PCL scaffold with well-defined hierarchical pores effectively controls cell migration and alignment of human mesenchymal stem cells.

With an increasing incidence of orthopedic fractures due to the growing aging population, the demand for novel bone tissue engineering treatments is rising. Existing biopolymeric scaffolds have hierarchical structure, are biocompatible, and are biodegradable, but struggle to control pore size and interconnectivity, essential features to regulate cell alignment and mechanobiological signaling. This highlights the need to design a biopolymeric scaffold with well-defined hierarchical structure and optimized surface properties to improve bone regeneration. To accomplish this, we proposed a grid-in-grid manufacturing approach and fabricated a solvent-free 3D polycaprolactone (PCL) scaffold with hierarchical pores using precision extruding deposition (PED) 3D printing technology. The fabricated scaffolds exhibit both global pores and multi-scale local pores.
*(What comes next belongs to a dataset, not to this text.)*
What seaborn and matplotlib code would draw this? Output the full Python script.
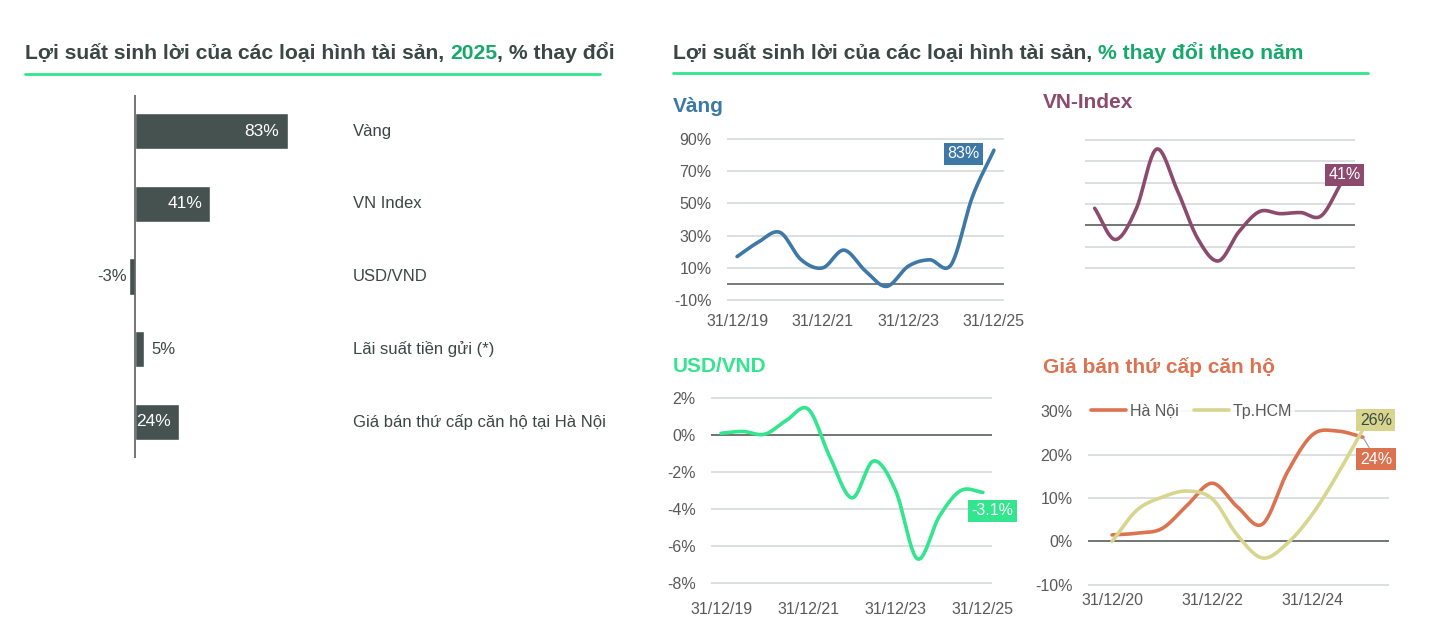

Notably, using in vitro cultured human mesenchymal stem cells (hMSCs), controlled local pore size induced contact guidance and pore bridging, and the surface roughness of global strands effectively led to cell alignment. This study demonstrates that precision 3D printing technology can directly manipulate local pore structures to control cell migration and alignment. Furthermore, it could be applied for combined bone to connective tissue regeneration, where gradient pore structures and cell alignment are essential. Our scaffold has the potential to serve as a customizable platform for advanced tissue engineering applications.